The DSA's youth and student wing, YDSA, has over 100 chapters across the country and has been a key co-organizer of anti-Israel protests and university encampments nationwide. At its July 2024 convention, the group passed a resolution endorsing the "Student Intifada" — an organizing movement whose participants have engaged in harassment, targeted protests, and vandalism in an effort to pressure universities to divest from Israeli companies and organizations, companies that do business in Israel, and increasingly to call for the complete shunning of "Zionist" organizations from campus. According to Hillel International, the world's largest Jewish campus organization, there have been over 2,334 reports of antisemitic incidents on campuses during the 2024-2025 academic year alone— the most since Hillel began tracking in 2019.
I could continue citing examples of both Mamdani's and the DSA's direct involvement in fanning antisemitism endlessly, but instead I'll leave the task to the experts who had to resort to creating a "Mamdani Monitor" for this exact purpose.
To be completely honest, there is an undeniably delicious amount of irony at play here. A so-called rainbow coalition consisting of radical queers and fundamentalist Islamists, united by their thinly veiled hatred of Jews.
Then there's Mamdani's fascination with Technion—Israel's MIT, a research university with no concrete military ties to Israel beyond being founded by Jews in the Jewish state. Mamdani has promised to assess shutting down its New York campus.
And then. The Hymietown moment for the streaming age.
Asked to condemn "Globalize the Intifada," he refuses—claiming it's not his role to police speech. The contradiction is the point. Free speech for calls to worldwide violence against Jews; silence for Jewish universities. Watch him refuse. Watch him hide behind procedural fog. This is not governance. This is the logic of the purge.
The examples I have provided above only scratch the surface of this shameful campaign of hate. Let me be clear: these aren't paranoid ravings. Over 1,000 rabbis signed a joint statement condemning Mamdani and the NYC DSA for their pattern of heinous antisemitism. That's the collective alarm bell of a community that has seen this movie before.

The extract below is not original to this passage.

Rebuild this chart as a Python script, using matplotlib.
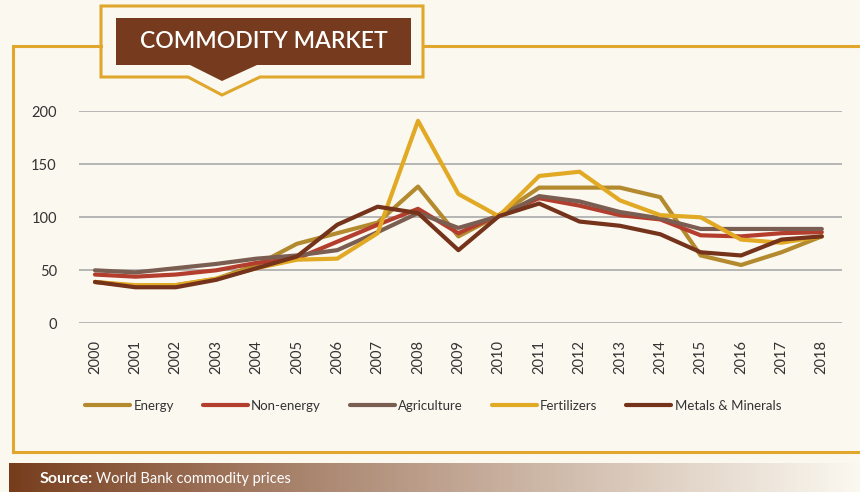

Governance is hard. Enacting progressive policy—in a city with hostile federal government, neoliberal governor, broken council—requires a real rainbow coalition. Mass enough to transform rather than merely react. History shows what happens without one: the movement eats its own and then dies. Finds enemies within because it cannot defeat enemies without. Sacrifices the vulnerable to maintain ideological purity.
Mamdani's coalition ain't a rainbow—it's a monochromatic shit-stain straight out of the history books. We have seen this movie before. We know how it ends.
I will be the least surprised person on Earth when he fails to enact a single economic policy—no childcare, no rent freeze, no public bank—instead blaming "Zionists" or "AIPAC" for his noble failures.
History's a fucking boomerang. Try again next time.
Update, Day 1: As predicted. Mamdani has revoked the IHRA definition of antisemitism—the international standard adopted by dozens of nations. The Jewish community's definition of hatred against ourselves is not welcome in our own city. We have seen this movie before.